フィラデルフィアの郊外のSchuylkill Valley(シュイルキル谷)に産業革命前に一時は米国第2位の生産量を誇った製鉄所の跡が保存されている。当時鉄の生産には、原料である鉄鉱石、不純物を取り除くための石灰石、鉄鉱石を溶かし鉄に変えるための燃料である木炭、溶鉱炉に圧縮された空気を送り込むための水車が必要であった。鉄道ができる前は、原材料の運搬が課題であったことから、当時の製鉄所は、鉄鉱石が産出される山間に設けられた。
ここHopewell(ホープウェル)の製鉄所もシェイルキルの山間にMark Bird(マーク・バード)によってアメリカ独立革命の前夜1771年に開設された。当時イギリスは自国の製鉄産業を保護するとともに、植民地の力を押えるために、アメリカでは銑鉄の生産しか認めず、新たな製鉄所の建設を制限しようとした。しかし、植民地ではこれらを無視して、とりわけ豊富な鉄鉱石、水力、森林資源を背景に、ペンシルベニアで製鉄が盛んに行われた。

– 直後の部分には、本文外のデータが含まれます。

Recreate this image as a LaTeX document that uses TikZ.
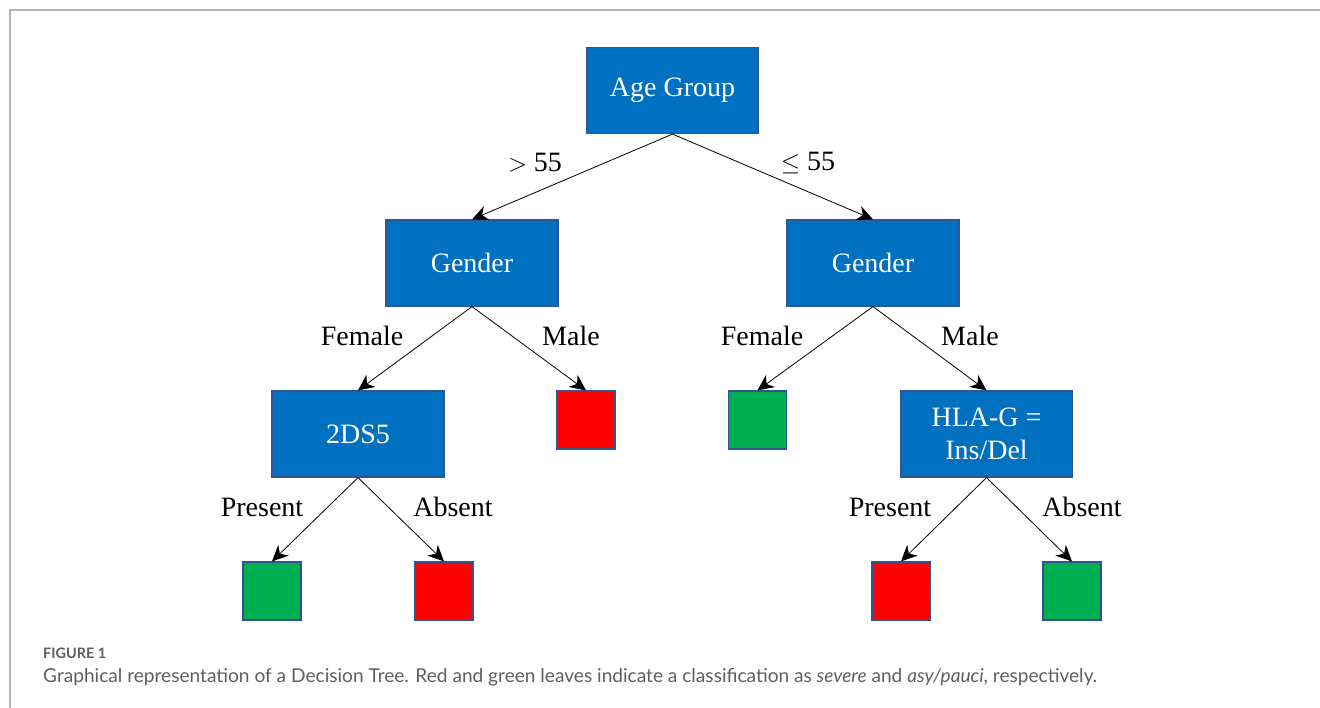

バードもこの点に目をつけ、Hopewell Mine(ホープウェル鉱山)とJones Good Luck Mine(ジョーンズの幸運鉱山)を開き、鉄鉱石を生産すると同時に、イギリス本国の規制に反して、ホープウェルで調理用コンロの生産を開始し、独立戦争時には大砲や弾丸の生産を行って、1789年には全米で第2位の生産量を誇る大製鉄所に育て上げた。しかし、独立後には、連邦政府からの借金の回収がうまくいかず、これに不景気と洪水被害が追い討ちをかけ、製鉄所を売りに出さざるを得なくなった。
David Buckley(デービット・バックレー)と彼の義理の兄弟であるマシューとトーマスのBrooke(ブルック)兄弟がこれを1800年に買取ったが、うまく軌道に乗せることができず、8年で再び閉鎖された。1816年に再開の努力がなされ、政府の高関税による保護政策、安い移民労働力、調理用コンロへの選択と集中により、Clement Brooke(クレメント・ブルック)がIronmaster(工場長)のときにホープウェルの製鉄所は復活を遂げることとなる。ブルックは父と叔父の製鉄業を16歳のときから手伝い、家業の表裏を知り尽くした経営者であった。Hopewell Furnace National Historic Site(ホープウェル炉国立史跡)は、最盛期であった1820-40年頃の製鉄所を再現している。
工場長の家
レンガ造りの溶鉱炉に鉄鉱石(磁鉄鉱)、石灰石、木炭を投げ込み、下から水車で圧縮した空気を送り込んで、溶鉱炉内の温度を1500度程度に高め、融けた鉄がスラッグとともに下に落ち、この中からスラグを取り除き、銑鉄棒の型又は鋳型に注ぎ込みながら、鉄製品を生産していた。溶鉱炉は年に1回メンテナンスのために止められる以外は、24時間燃やし続けられた。Filler(詰め屋)と呼ばれた原材料を溶鉱炉のトンネル内に投げ込む人は30分おきに100kgもの鉄鉱石、20kgの石灰石、500リットルの木炭を投げ込んでいたという。Gutterman(溝掃除屋)が融け落ちてくる鉄からスラッグを取り除き、Founder(鋳物屋)が融けた鉄をモニターし、1日に2回、鋳型に流し込むタイミングを判断し、Moulders(鋳型屋)が融けた鉄を鋳型に流し込んでいた。この他、別に木炭を生産する部隊があり、分業により大規模な生産を可能としていた。
水車と溶鉱炉(煙突)
しかし、
1837年からの恐慌により需要が落ち、ホープウェル製鉄所は1844年には調理用コンロの生産から撤退する。南北戦争で一時銑鉄の需要が増大し、息をつくが、時代は産業革命へと向かっており、蒸気を用いた熱風式のコークス・無煙炭炉がピッツバーグなどに建設され、鉄道網と結びついて、大規模な生産を始めるようになっていた。ホープウェル製鉄所も熱風式の無煙炭高炉を建設し、再起を図るが、失敗に終わり、この昔ながらの製鉄プランテーションも1883年には火を消すこととなった。
失敗に終わった熱風式高炉跡
ホープウェル炉国立史跡では、夏の時期、当時の格好をした人々が当時の生活を再現してくれ、この製鉄村も活気を取り戻す。